Owners at 200 North Dearborn are once again staring down a familiar and fraught decision. Yitzy Klor’s YK Investments has put a $98 million bulk-buyout proposal on the table for the 310-unit Loop tower, and the condo board has voted to send it to a building-wide vote. It is the third serious run at deconverting the high-rise after earlier transactions stalled and left many owners waiting, and waiting, for resolution.

The condo board voted 3–2 last week to advance the offer, with the treasurer calling the new bid stronger than previous ones. Under the proposal, YK Investments would pay $98 million for the remaining units and reserve $3.1 million for a buyer-vote incentive, plus $1 million for unit upgrades. A financing outline circulated by the buyer, which brokers said could involve about $108 million in senior debt and $13 million of preferred equity and push total capital toward $136 million, was first reported by The Real Deal.

The backstory is doing a lot of work here. Court filings show the original deconversion contract was signed in July 2022 with a tight due diligence schedule and no financing contingency, and the association ultimately terminated the agreement after repeated extensions in May 2024 when the buyer did not close. That earlier fallout led to litigation that laid out who did what and when, and it also highlighted a tough statutory hurdle. As outlined by the Illinois Courts, Chicago requires an 85% affirmative vote to approve a bulk sale and deconversion.

What’s in the new offer

The buyer’s latest package that circulated among owners includes the $3.1 million vote incentive and $1 million for initial unit work, while many unit-level payouts would still be tied to the overall $98 million purchase price. The proposed financing, short-term and relatively high-rate debt combined with preferred equity and a 36‑month hold, has drawn scrutiny from owners and advisers who warn it could be challenging to refinance or even close on time.

Owners remain skeptical

Many residents say they are in no hurry to relive the uncertainty of the last two years, when pending deals narrowed their options and left some owners in limbo. The earlier collapse also produced litigation.

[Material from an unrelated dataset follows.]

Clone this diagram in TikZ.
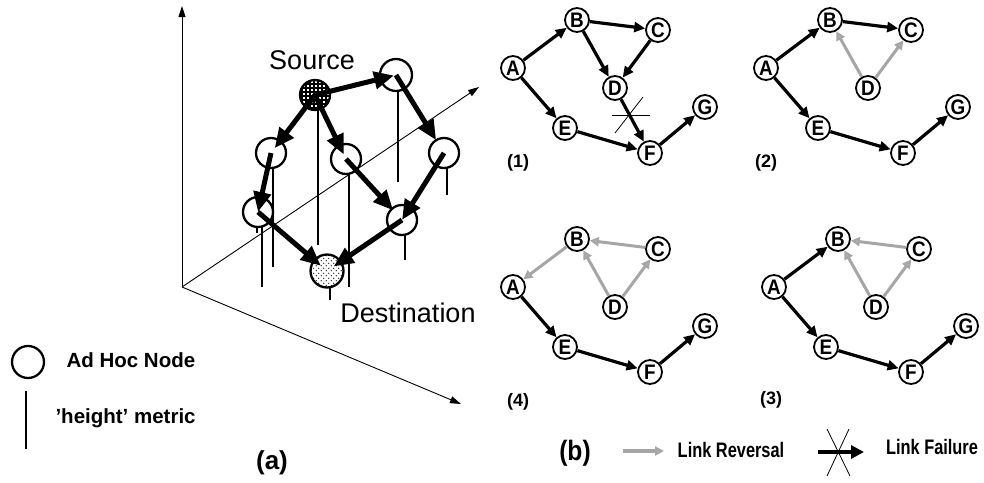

A unit owner filed suit alleging the buyer misrepresented its ability to close, and those claims appear in the public court record, according to Illinois Courts.

Financial and legal red flags

The buyer’s track record and the local financing climate are front and center for owners. Attorneys for Byline Bank filed a foreclosure complaint earlier this year against affiliates of Strategic Properties, the firm tied to Klor and his partner, alleging an unpaid promissory note and seeking a judicial sale of a Skokie office property. That development has only added to concerns about the buyer’s balance sheet, as reported by The Real Deal.

Owners now have to decide whether to give a buyer associated with the same principals another shot. The board agreed to move the proposal forward in part because the buyer offered to cover the legal costs needed to run a building-wide vote. The outcome will come down to whether unit owners can clear Chicago’s supermajority threshold so that a sale can proceed.